Does ROS include I2C Driver for Odroid/Ubuntu?
I am just beginning to explore whether ROS is even feasible to adopt on my platform. For that matter, I am still trying to sort out just what it is that ROS even brings to the party to simplify software development. No, I have not yet attempted to install ROS so the apparently required ros distro tag is just a wild guess.
I currently have a partially operational C++ based hydronic control automation project under development using Ubuntu 16.04 installed on an Odroid-C2 platform. This project seems to me like a good candidate for getting familiar with ROS before I tackle my next (and more ambitious) autonomous robotic application.
Specifically, my current project must gather data from several temperature sensor ICs using the I2C interface. The ROS Wiki intro paragraph indicates device drivers are part of the ROS landscape. But it is unclear whether a device driver for the I2C interface is included. If not, does ROS documentation provide guidelines for integrating custom driver code?

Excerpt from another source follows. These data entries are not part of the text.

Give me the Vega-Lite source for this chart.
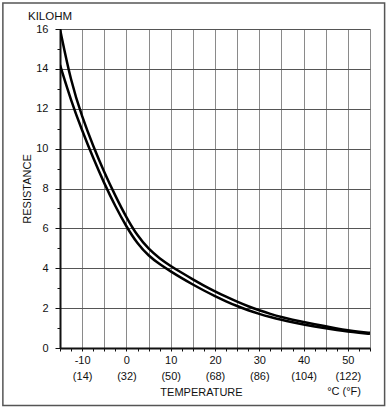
{
  "$schema": "https://vega.github.io/schema/vega-lite/v6.json",
  "width": 310,
  "height": 319,
  "autosize": {"type": "none"},
  "padding": {"left": 60, "top": 29, "right": 20, "bottom": 61},
  "background": "white",
  "config": {"view": {"stroke": null}, "font": "Liberation Sans"},
  "layer": [
    {
      "data": {"values": [
        {"t": -15, "r": 16.0, "curve": "upper"}, {"t": -12.5, "r": 13.32, "curve": "upper"}, {"t": -10, "r": 11.58, "curve": "upper"}, {"t": -7.5, "r": 10.12, "curve": "upper"}, {"t": -5, "r": 8.81, "curve": "upper"}, {"t": -2.5, "r": 7.63, "curve": "upper"}, {"t": 0, "r": 6.54, "curve": "upper"}, {"t": 2.5, "r": 5.62, "curve": "upper"}, {"t": 5, "r": 4.96, "curve": "upper"}, {"t": 7.5, "r": 4.49, "curve": "upper"}, {"t": 10, "r": 4.11, "curve": "upper"}, {"t": 12.5, "r": 3.77, "curve": "upper"}, {"t": 15, "r": 3.44, "curve": "upper"}, {"t": 17.5, "r": 3.13, "curve": "upper"}, {"t": 20, "r": 2.84, "curve": "upper"}, {"t": 22.5, "r": 2.57, "curve": "upper"}, {"t": 25, "r": 2.32, "curve": "upper"}, {"t": 27.5, "r": 2.09, "curve": "upper"}, {"t": 30, "r": 1.89, "curve": "upper"}, {"t": 32.5, "r": 1.71, "curve": "upper"}, {"t": 35, "r": 1.55, "curve": "upper"}, {"t": 37.5, "r": 1.42, "curve": "upper"}, {"t": 40, "r": 1.3, "curve": "upper"}, {"t": 42.5, "r": 1.19, "curve": "upper"}, {"t": 45, "r": 1.09, "curve": "upper"}, {"t": 47.5, "r": 0.98, "curve": "upper"}, {"t": 50, "r": 0.89, "curve": "upper"}, {"t": 52.5, "r": 0.82, "curve": "upper"}, {"t": 55, "r": 0.76, "curve": "upper"},
        {"t": -15, "r": 14.2, "curve": "lower"}, {"t": -12.5, "r": 12.4, "curve": "lower"}, {"t": -10, "r": 10.9, "curve": "lower"}, {"t": -7.5, "r": 9.52, "curve": "lower"}, {"t": -5, "r": 8.25, "curve": "lower"}, {"t": -2.5, "r": 7.1, "curve": "lower"}, {"t": 0, "r": 6.08, "curve": "lower"}, {"t": 2.5, "r": 5.22, "curve": "lower"}, {"t": 5, "r": 4.62, "curve": "lower"}, {"t": 7.5, "r": 4.2, "curve": "lower"}, {"t": 10, "r": 3.84, "curve": "lower"}, {"t": 12.5, "r": 3.5, "curve": "lower"}, {"t": 15, "r": 3.18, "curve": "lower"}, {"t": 17.5, "r": 2.88, "curve": "lower"}, {"t": 20, "r": 2.6, "curve": "lower"}, {"t": 22.5, "r": 2.34, "curve": "lower"}, {"t": 25, "r": 2.1, "curve": "lower"}, {"t": 27.5, "r": 1.89, "curve": "lower"}, {"t": 30, "r": 1.71, "curve": "lower"}, {"t": 32.5, "r": 1.55, "curve": "lower"}, {"t": 35, "r": 1.41, "curve": "lower"}, {"t": 37.5, "r": 1.29, "curve": "lower"}, {"t": 40, "r": 1.18, "curve": "lower"}, {"t": 42.5, "r": 1.08, "curve": "lower"}, {"t": 45, "r": 0.99, "curve": "lower"}, {"t": 47.5, "r": 0.9, "curve": "lower"}, {"t": 50, "r": 0.82, "curve": "lower"}, {"t": 52.5, "r": 0.76, "curve": "lower"}, {"t": 55, "r": 0.71, "curve": "lower"}
      ]},
      "mark": {"type": "line", "color": "#000", "strokeWidth": 2.5, "interpolate": "basis", "clip": true},
      "encoding": {
        "x": {
          "field": "t", "type": "quantitative",
          "scale": {"domain": [-15, 55], "nice": false, "zero": false},
          "axis": {
            "values": [-15, -12.5, -10, -7.5, -5, -2.5, 0, 2.5, 5, 7.5, 10, 12.5, 15, 17.5, 20, 22.5, 25, 27.5, 30, 32.5, 35, 37.5, 40, 42.5, 45, 47.5, 50, 52.5, 55],
            "tickCount": 100,
            "title": "TEMPERATURE",
            "labelExpr": "datum.value % 10 === 0 ? [toString(datum.value), '(' + toString(datum.value * 9 / 5 + 32) + ')'] : ''",
            "labelOverlap": false,
            "labelFlush": false,
            "labelFontSize": 11,
            "labelColor": "#111",
            "labelPadding": 3,
            "labelLineHeight": 16,
            "tickSize": 3,
            "tickColor": "#111",
            "tickWidth": 1,
            "domainColor": "#111",
            "domainWidth": 2,
            "grid": true,
            "gridColor": "#8a8a8a",
            "gridWidth": 1,
            "gridOpacity": {"condition": {"test": "datum.value % 5 === 0", "value": 1}, "value": 0},
            "titleFontSize": 11,
            "titleFontWeight": "normal",
            "titleColor": "#111",
            "titleX": 141,
            "titleY": 44,
            "titleBaseline": "middle"
          }
        },
        "y": {
          "field": "r", "type": "quantitative",
          "scale": {"domain": [0, 16], "nice": false, "zero": false},
          "axis": {
            "values": [0, 1, 2, 3, 4, 5, 6, 7, 8, 9, 10, 11, 12, 13, 14, 15, 16],
            "tickCount": 100,
            "format": "d",
            "title": "RESISTANCE",
            "labelExpr": "datum.value % 2 === 0 ? datum.label : ''",
            "labelOverlap": false,
            "labelFlush": false,
            "labelFontSize": 11,
            "labelColor": "#111",
            "labelPadding": 7,
            "tickSize": {"condition": {"test": "datum.value % 2 === 0", "value": 5}, "value": 3},
            "tickColor": "#111",
            "domainColor": "#111",
            "domainWidth": 2,
            "grid": true,
            "gridColor": "#555",
            "gridWidth": 1,
            "gridOpacity": {"condition": {"test": "datum.value % 2 === 0", "value": 1}, "value": 0},
            "titleFontSize": 11,
            "titleFontWeight": "normal",
            "titleColor": "#111",
            "titlePadding": 3
          }
        },
        "detail": {"field": "curve", "type": "nominal"}
      }
    },
    {
      "data": {"values": [{"label": "°C (°F)"}]},
      "mark": {"type": "text", "align": "right", "baseline": "middle", "fontSize": 11, "color": "#111", "dx": -9, "dy": 44},
      "encoding": {
        "x": {"datum": 55, "type": "quantitative"},
        "y": {"datum": 0, "type": "quantitative"},
        "text": {"field": "label", "type": "nominal"}
      }
    },
    {
      "data": {"values": [{"label": "KILOHM"}]},
      "mark": {"type": "text", "align": "left", "baseline": "alphabetic", "fontSize": 11.5, "color": "#111", "dx": -32, "dy": -9, "clip": false},
      "encoding": {
        "x": {"datum": -15, "type": "quantitative"},
        "y": {"datum": 16, "type": "quantitative"},
        "text": {"field": "label", "type": "nominal"}
      }
    },
    {
      "data": {"values": [{"frame": "border"}]},
      "mark": {"type": "rect", "fill": null, "stroke": "#555", "strokeWidth": 1.5, "clip": false},
      "encoding": {
        "x": {"datum": -27.9, "type": "quantitative"},
        "x2": {"datum": 58.3},
        "y": {"datum": 17.3, "type": "quantitative"},
        "y2": {"datum": -2.88}
      }
    }
  ]
}
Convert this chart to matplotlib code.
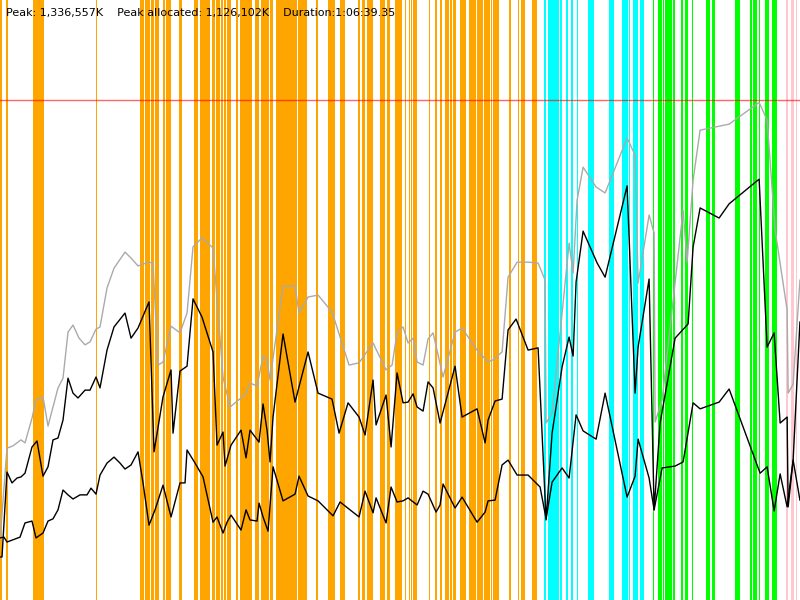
import matplotlib
matplotlib.use("Agg")
import matplotlib.pyplot as plt

# GC log summary: time in seconds, memory in thousands of K
peak_k = 1336557
peak_alloc_k = 1126102
duration_s = 3999.35

# total heap (gray)
heap_t = [0, 35, 65, 105, 125, 160, 180, 215, 240, 290, 315, 340, 365, 395, 425, 450,
          480, 500, 535, 570, 625, 655, 690, 740, 765, 790, 815, 855, 900, 935, 965,
          1010, 1065, 1115, 1150, 1205, 1230, 1250, 1285, 1315, 1335, 1350, 1415,
          1475, 1495, 1540, 1590, 1660, 1745, 1795, 1865, 1930, 1960, 1985, 2015,
          2040, 2065, 2085, 2115, 2140, 2165, 2215, 2275, 2310, 2385, 2440, 2465,
          2510, 2540, 2585, 2640, 2690, 2725, 2730, 2760, 2845, 2865, 2885, 2915,
          2980, 3025, 3135, 3175, 3190, 3245, 3270, 3275, 3310, 3415, 3435, 3465,
          3500, 3645, 3795, 3835, 3875, 3935, 3940, 3965, 3999]
heap_v = [160, 406, 412, 428, 420, 486, 535, 543, 465, 567, 593, 716, 735, 700, 682, 690,
          724, 730, 834, 887, 930, 914, 893, 903, 901, 628, 636, 732, 714, 767, 944,
          968, 941, 596, 516, 540, 553, 580, 572, 652, 642, 588, 839,
          839, 767, 810, 815, 770, 628, 634, 687, 615, 628, 714, 730,
          687, 700, 636, 628, 698, 714, 596, 716, 727, 668, 636, 642,
          663, 863, 903, 903, 901, 855, 473, 500, 954, 874, 1069, 1157,
          1104, 1088, 1235, 1189, 847, 1029, 981, 476, 535, 1042, 903, 1123,
          1256, 1272, 1330, 1283, 989, 775, 553, 577, 855]

# allocated (upper black)
used_t = [0, 10, 35, 60, 85, 105, 125, 160, 185, 215, 240, 265, 290, 315, 340, 365,
          390, 425, 450, 480, 500, 535, 570, 625, 655, 690, 745, 770, 815, 855, 865,
          900, 935, 965, 1010, 1065, 1085, 1115, 1125, 1155, 1205, 1230, 1250, 1295,
          1315, 1335, 1350, 1365, 1415, 1475, 1540, 1590, 1660, 1695, 1740, 1795,
          1825, 1865, 1880, 1930, 1955, 1985, 2015, 2040, 2065, 2085, 2115, 2140,
          2165, 2200, 2275, 2310, 2385, 2425, 2440, 2475, 2510, 2540, 2580, 2640,
          2690, 2730, 2760, 2810, 2845, 2865, 2880, 2915, 2985, 3025, 3135, 3175,
          3190, 3245, 3270, 3300, 3375, 3440, 3465, 3500, 3595, 3645, 3795, 3835,
          3870, 3900, 3935, 3940, 3965, 3999]
used_v = [115, 115, 342, 313, 326, 329, 339, 409, 425, 331, 356, 428, 433, 481, 593, 553,
          540, 561, 561, 596, 567, 668, 730, 767, 700, 727, 797, 396, 543, 615, 446,
          612, 625, 805, 756, 663, 414, 449, 358, 414, 454, 380, 454, 422,
          524, 454, 369, 489, 711, 529, 663, 553, 537, 446, 527, 489,
          441, 588, 468, 548, 409, 607, 527, 529, 551, 516, 505, 583,
          567, 473, 625, 489, 511, 420, 481, 532, 537, 722, 751, 668,
          674, 214, 446, 623, 703, 652, 850, 986, 901, 863, 1107, 553,
          676, 858, 241, 473, 700, 738, 944, 1048, 1021, 1059, 1125, 676,
          714, 473, 489, 249, 374, 743]

# after collection (lower black)
live_t = [0, 20, 35, 60, 100, 125, 160, 180, 215, 240, 265, 290, 315, 340, 365, 400,
          435, 455, 480, 500, 535, 570, 600, 625, 655, 690, 715, 745, 775, 815, 855,
          900, 925, 935, 975, 1015, 1065, 1085, 1115, 1135, 1155, 1205, 1230, 1250,
          1285, 1295, 1315, 1340, 1365, 1415, 1475, 1495, 1540, 1590, 1665, 1700,
          1795, 1825, 1865, 1880, 1930, 1955, 1985, 2015, 2040, 2085, 2115, 2140,
          2180, 2200, 2215, 2275, 2310, 2385, 2425, 2440, 2475, 2510, 2540, 2585,
          2640, 2700, 2730, 2760, 2810, 2845, 2880, 2915, 2980, 3025, 3135, 3175,
          3190, 3245, 3270, 3310, 3375, 3415, 3465, 3500, 3595, 3645, 3800, 3835,
          3870, 3900, 3935, 3965, 3999]
live_v = [166, 168, 155, 160, 168, 206, 211, 166, 179, 211, 217, 241, 294, 281, 270, 281,
          281, 299, 283, 334, 366, 382, 366, 350, 361, 396, 313, 200, 241, 307, 222,
          313, 313, 401, 366, 329, 208, 222, 179, 208, 227, 187, 241, 214,
          211, 259, 222, 184, 356, 265, 283, 331, 278, 265, 225, 262,
          222, 291, 233, 273, 206, 302, 262, 265, 273, 254, 291, 283,
          235, 254, 310, 246, 275, 208, 235, 265, 267, 361, 374, 334,
          334, 302, 217, 315, 353, 326, 495, 452, 430, 553, 275, 331,
          430, 326, 241, 353, 358, 369, 527, 511, 529, 564, 339, 356,
          238, 337, 249, 374, 267]

# GC pauses: (start s, length s)
young_gc = [(0, 10), (30, 10), (165, 10), (175, 45), (480, 7), (700, 20), (725, 25),
            (755, 15), (775, 20), (815, 10), (830, 25), (895, 15), (970, 20),
            (1000, 50), (1060, 15), (1080, 22), (1107, 10), (1120, 8), (1133, 10),
            (1147, 8), (1180, 10), (1200, 18), (1222, 38), (1275, 20), (1305, 38),
            (1350, 15), (1380, 24), (1407, 42), (1452, 33), (1490, 45), (1580, 10),
            (1640, 35), (1700, 25), (1790, 10), (1810, 15), (1835, 30), (1900, 8),
            (1912, 13), (1935, 15), (1975, 25), (2000, 10), (2025, 5), (2045, 5),
            (2055, 5), (2065, 10), (2077, 8), (2145, 6), (2175, 10), (2200, 10),
            (2225, 20), (2252, 8), (2265, 15), (2300, 30), (2345, 35), (2385, 30),
            (2420, 20), (2442, 8), (2455, 5), (2465, 30), (2545, 10), (2590, 6),
            (2605, 20), (2660, 25)]
concurrent_gc = [(2720, 8), (2740, 55), (2800, 8), (2830, 8), (2855, 10), (2885, 5),
                 (2940, 30), (3045, 25), (3110, 30), (3145, 5), (3165, 25), (3200, 20)]
full_gc = [(3265, 5), (3290, 20), (3315, 5), (3325, 22), (3350, 8), (3365, 10),
           (3405, 10), (3425, 15), (3460, 5), (3530, 20), (3560, 15), (3675, 25),
           (3750, 10), (3765, 20), (3795, 5), (3825, 20), (3860, 25)]
other_gc = [(3930, 8), (3955, 15), (3980, 5)]

top = peak_k / 1000 * 1.2

fig = plt.figure(figsize=(8, 6), dpi=100)
ax = fig.add_axes([0, 0, 1, 1])

for spans, col in [(young_gc, '#ffa500'), (concurrent_gc, '#00ffff'),
                   (full_gc, '#00ff00'), (other_gc, '#ffc8d0')]:
    ax.broken_barh(spans, (0, top), facecolors=col, edgecolor='none')

ax.plot(heap_t, heap_v, color='#aaaaaa', linewidth=1)
ax.plot(used_t, used_v, color='black', linewidth=1)
ax.plot(live_t, live_v, color='black', linewidth=1)
ax.axhline(peak_k / 1000, color='red', alpha=0.6, linewidth=1)

ax.set_xlim(0, duration_s)
ax.set_ylim(0, top)
ax.axis('off')

ax.text(6 / 800, 1 - 13 / 600,
        'Peak: 1,336,557K    Peak allocated: 1,126,102K    Duration:1:06:39.35',
        transform=ax.transAxes, fontsize=8, va='center', ha='left', color='black')

fig.savefig('out.png', dpi=100)
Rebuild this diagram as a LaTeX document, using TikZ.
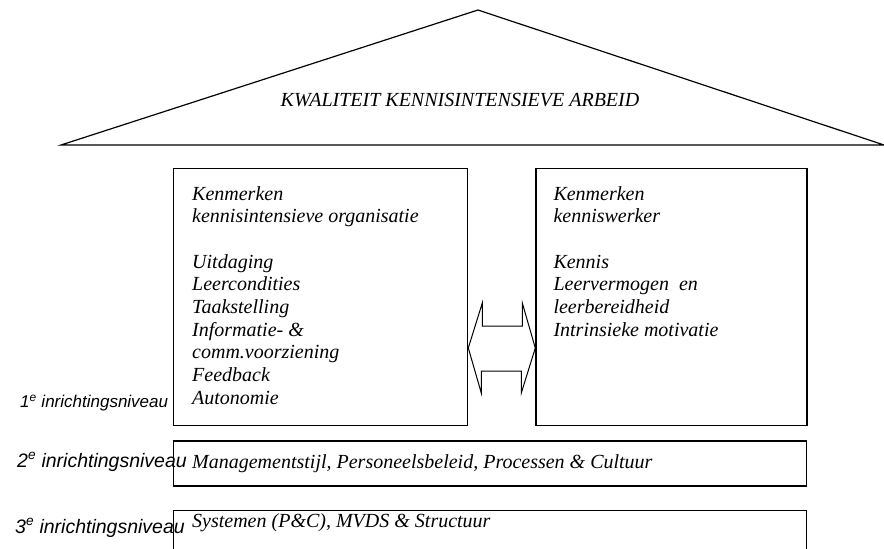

ROS "drivers" are really nodes that form the interface between a ROS application (ie: a set of nodes forming a computation graph) and the 'rest' of your system. Conceptually, they are in the same spot as "OS device drivers", but they are not implemented as kernel modules or something like that.
So driver nodes typically read/write data from/to OS device drivers, not directly from/to the hw. So asking whether ROS includes "I2C drivers for X on Y" really comes down to: is there a node that can use the OS/platform driver to communicate with some device. I'm pretty sure there are, but ..
.. I hope you see the difference with a proper driver for, say, Linux Kernel a.b.c: this is all user space programs. Nothing fancy.
So any C/C++ lib that can read out (using the OS' I2C infrastructure) your temperature sensor would do. A ROS node could wrap that, and publish
Temperature
msgs.I hope this it is a bit clearer now that:
is not really a question that can be asked in the context of ROS. At that level, the underlying OS itself must support the hw. Then ROS can use that.